Acetylcholine Receptor Stimulation Activates Protein Kinase C Mediated Internalization of the Dopamine Transporter

The dopamine transporter (DAT) clears neurotransmitters from the extracellular space and serves as an important regulator of signal amplitude and duration at sites of dopamine release. Several different intracellular signaling pathways have been observed to modulate DAT activity through the regulation of the trafficking of the carriers to and from the cell surface. Acute activation of protein kinase C (PKC) by phorbol esters facilitates clathrin-dependent internalization of the DAT in a variety of model systems; however, the physiological stimuli and cell-surface receptor systems that activate PKC and regulate the DAT in dopamine neurons remain elusive. We report here that stimulation of M(1)/M(5) muscarinic receptors in midbrain cultures decreases the ability of dopamine neurons to transport dopamine through DAT. Application of the cholinomimetic drug carbachol leads to a decrease in DAT activity in primary cultures while the M(1)/M(5)-specific antagonist, pirenzepine, blocks these effects. The M(3) antagonist, DAU 5884, does not affect, but a positive modulator of M(5), VU 0238429, enhances the loss of DAT function in response to carbachol and acetylcholine.
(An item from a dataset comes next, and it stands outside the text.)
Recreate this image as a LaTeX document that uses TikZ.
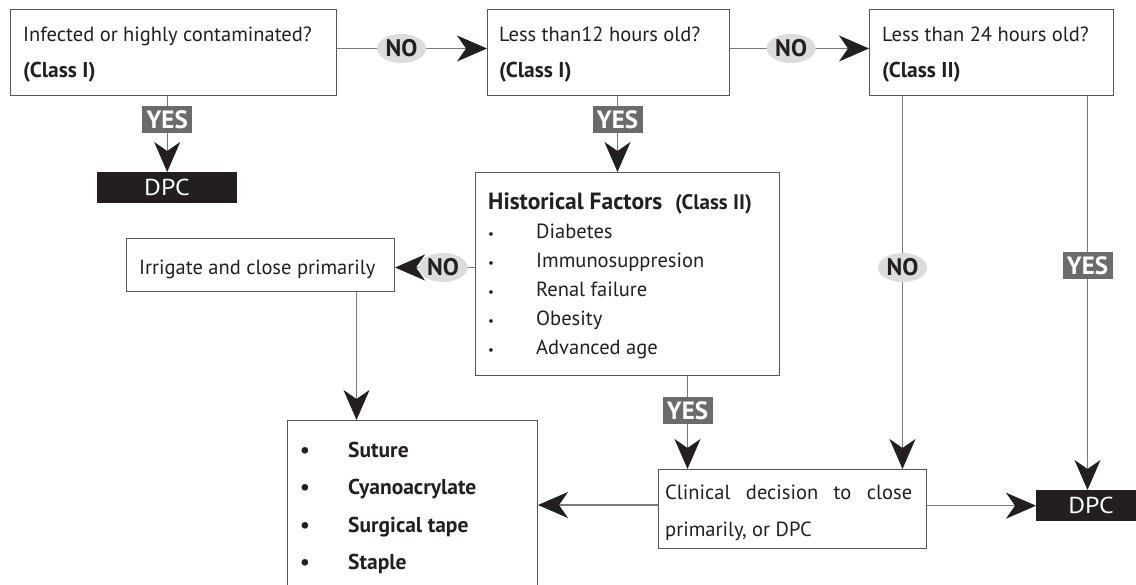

These data implicate M(1)/M(5) receptors on dopamine neurons in the modulation of DAT function. Bisindolylmaleimide, a PKC inhibitor, blocks the effects of carbachol stimulation on dopamine uptake, supporting a role for PKC in muscarinic receptor-mediated DAT internalization. Furthermore, as shown previously for PKC-induced internalization, downregulation of the DAT is dependent on both clathrin and dynamin. A G(q)-specific inhibitor peptide also blocks the effects of carbachol on DAT in primary cultures, confirming G(q) as the G-protein that couples M(1)/M(5) receptors to PKC activation in these cells. In acute midbrain slices, biotinylation of cell-surface proteins revealed the loss of dopamine transport mediated by muscarinic receptor stimulation was, indeed, due to loss of membrane expression of the DAT in endogenous tissue. These data indicate that stimulation of cholinergic pathways can lead to modulation of dopamine through internalization of the DAT.